High-net worth investors, who are classed as non-institutional buyers subscribing for more than Rs50,000, covered the book three times at Rs185 and 2.2 times at Rs195. Overall, the book was over-subscribed seven times, which sets a new record for demand.
The success of the deal is a feather in the cap for the advisers, HSBC and ICICI Securities, and the government after the disinvestment programme seemed to have stalled last September when the supreme court ruled against the strategic sales of Hindustan Petrochemical and Bharat Petrochemical, saying an act of parliament would be needed to privatize them as they had been nationalized by an act of parliament.
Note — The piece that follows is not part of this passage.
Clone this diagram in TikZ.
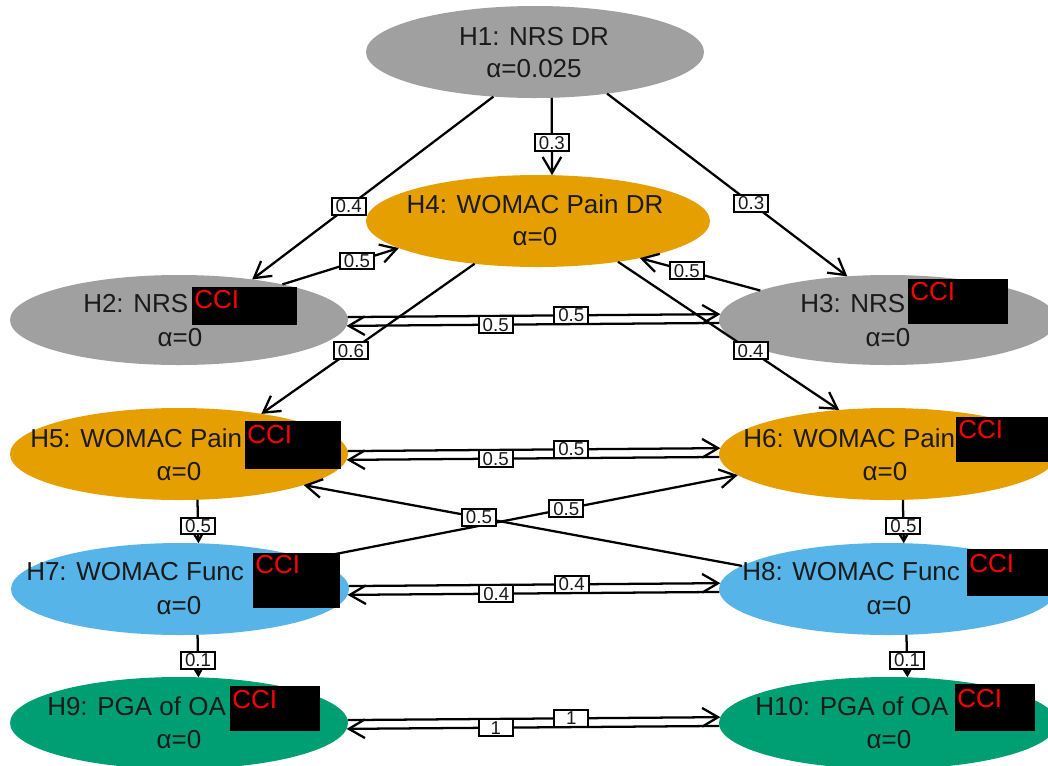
\documentclass[tikz,border=0pt]{standalone}
\usepackage{fontspec}
\setmainfont{Liberation Sans}
\usetikzlibrary{arrows.meta,shapes.geometric}
\definecolor{cgray}{HTML}{A0A0A0}
\definecolor{corange}{HTML}{E69F00}
\definecolor{cblue}{HTML}{56B4E9}
\definecolor{cgreen}{HTML}{009E73}
\definecolor{ctext}{HTML}{1A1A1A}
\begin{document}
\begin{tikzpicture}[x=0.75pt,y=-0.75pt,
  hyp/.style={ellipse, inner sep=0pt, outer sep=0pt, draw=none, minimum width=253.5pt, minimum height=69pt},
  ttl/.style={font=\fontsize{19.5}{23}\selectfont, text=ctext, inner sep=0pt, anchor=base west},
  alf/.style={font=\fontsize{19.5}{23}\selectfont, text=ctext, inner sep=0pt, anchor=base},
  edge/.style={line width=1.7pt, -{Straight Barb[length=12pt,width=14pt]}},
  wlab/.style={draw=black, line width=1.5pt, fill=white, font=\fontsize{14}{14}\selectfont, inner sep=0.5pt, minimum width=25.5pt, minimum height=12.5pt, text=ctext},
  redact/.style={fill=black},
  cci/.style={font=\fontsize{19.5}{23}\selectfont, text=red, inner sep=0pt, anchor=base west}
]
\clip (0,0) rectangle (1048,765);
\useasboundingbox (0,0) rectangle (1048,765);
\fill[white] (0,0) rectangle (1048,765);

% hypotheses
\node[hyp, fill=cgray] (h1) at (535,52) {};
\node[hyp, fill=corange, minimum width=258pt] (h4) at (538,221) {};
\node[hyp, fill=cgray, minimum height=67.5pt] (h2) at (179,320) {};
\node[hyp, fill=cgray, minimum height=67.5pt] (h3) at (888,320) {};
\node[hyp, fill=corange] (h5) at (179,454) {};
\node[hyp, fill=corange] (h6) at (888,454) {};
\node[hyp, fill=cblue] (h7) at (180,589) {};
\node[hyp, fill=cblue] (h8) at (888,589) {};
\node[hyp, fill=cgreen] (h9) at (179,723) {};
\node[hyp, fill=cgreen] (h10) at (888,723) {};

% texts
\node[alf] (t1a) at (534,45) {H1: NRS DR};
\node[alf] (t1b) at (534,77) {α=0.025};
\node[alf] (t4a) at (535,213) {H4: WOMAC Pain DR};
\node[alf] (t4b) at (535,245) {α=0};
\node[ttl] (t2a) at (83,312) {H2: NRS};
\node[alf] (t2b) at (180,346) {α=0};
\node[ttl] (t3a) at (800,312) {H3: NRS};
\node[alf] (t3b) at (888,346) {α=0};
\node[ttl] (t5a) at (30,447) {H5: WOMAC Pain};
\node[alf] (t5b) at (179,480) {α=0};
\node[ttl] (t6a) at (743,447) {H6: WOMAC Pain};
\node[alf] (t6b) at (885,480) {α=0};
\node[ttl] (t7a) at (26,580) {H7: WOMAC Func};
\node[alf] (t7b) at (179,614) {α=0};
\node[ttl] (t8a) at (742,580) {H8: WOMAC Func};
\node[alf] (t8b) at (889,614) {α=0};
\node[ttl] (t9a) at (47,715) {H9: PGA of OA};
\node[alf] (t9b) at (179,748) {α=0};
\node[ttl] (t10a) at (755,715) {H10: PGA of OA};
\node[alf] (t10b) at (889,748) {α=0};

% edges
\draw[edge] (h1.227.6) -- node[wlab,pos=0.6]{0.4} (h2.29.5);
\draw[edge] (h1.290.3) -- node[wlab,pos=0.58]{0.3} (h4.73.1);
\draw[edge] (h1.330.2) -- node[wlab,pos=0.6]{0.3} (h3.133);
\draw[edge] (h2.19.2) -- node[wlab,pos=0.64]{0.5} (h4.191.3);
\draw[edge] (h3.167.1) -- node[wlab,pos=0.61]{0.5} (h4.340.1);
\draw[edge] (h2.1.5) -- node[wlab,pos=0.6]{0.5} (h3.178.5);
\draw[edge] (h3.181.5) -- node[wlab,pos=0.6]{0.5} (h2.358.5);
\draw[edge] (h4.214.3) -- node[wlab,pos=0.58]{0.6} (h5.26);
\draw[edge] (h4.333.1) -- node[wlab,pos=0.6]{0.4} (h6.138.7);
\draw[edge] (h5.1.5) -- node[wlab,pos=0.6]{0.5} (h6.178.5);
\draw[edge] (h6.181.5) -- node[wlab,pos=0.6]{0.5} (h5.358.5);
\draw[edge] (h5.292.4) -- node[wlab,pos=0.6]{0.5} (h7.68.6);
\draw[edge] (h6.288.1) -- node[wlab,pos=0.6]{0.5} (h8.71.9);
\draw[edge] (h7.13.4) -- node[wlab,pos=0.6]{0.5} (h6.188.7);
\draw[edge] (h8.171.5) -- node[wlab,pos=0.6]{0.5} (h5.346.7);
\draw[edge] (h7.1.5) -- node[wlab,pos=0.6]{0.4} (h8.178.5);
\draw[edge] (h8.181.5) -- node[wlab,pos=0.6]{0.4} (h7.358.5);
\draw[edge] (h7.291.4) -- node[wlab,pos=0.6]{0.1} (h9.67.6);
\draw[edge] (h8.292.4) -- node[wlab,pos=0.6]{0.1} (h10.67.6);
\draw[edge] (h9.1.5) -- node[wlab,pos=0.6]{1} (h10.178.5);
\draw[edge] (h10.181.5) -- node[wlab,pos=0.6]{1} (h9.358.5);

% redaction boxes
\fill[redact] (192,287) rectangle (297,325);
\node[cci] (c2) at (194,308) {CCI};
\fill[redact] (908,279) rectangle (1008,324);
\node[cci] (c3) at (910,300) {CCI};
\fill[redact] (245,421) rectangle (341,469);
\node[cci] (c5) at (247,443) {CCI};
\fill[redact] (956,417) rectangle (1060,462);
\node[cci] (c6) at (958,438) {CCI};
\fill[redact] (253,553) rectangle (340,608);
\node[cci] (c7) at (255,573) {CCI};
\fill[redact] (967,549) rectangle (1060,596);
\node[cci] (c8) at (969,572) {CCI};
\fill[redact] (230,686) rectangle (320,731);
\node[cci] (c9) at (232,708) {CCI};
\fill[redact] (955,684) rectangle (1035,731);
\node[cci] (c10) at (957,707) {CCI};
\end{tikzpicture}
\end{document}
However, a 10% stake sale is an easier political objective than the strategic sales, which have proven highly controversial. Conversely, stake sales are the low-hanging fruit - they rake in plenty of cash for the government and allow it to at least appear to be addressing its deficit problems while also allowing the average family to take part and benefit from the spoils. Whether or not it is an election-winning strategy is less obvious.
Gail has also announced that it plans to place a Rs3 billion bond deal, which is opening on Thursday. The 10-year notes have an indicative band of Rs5.85-6.25 and a greenshoe option of another Rs3 billion. The deal is due to close on March 16 and is being arranged by SBI Capital Markets, ICICI and Kotak Mahindra Capital.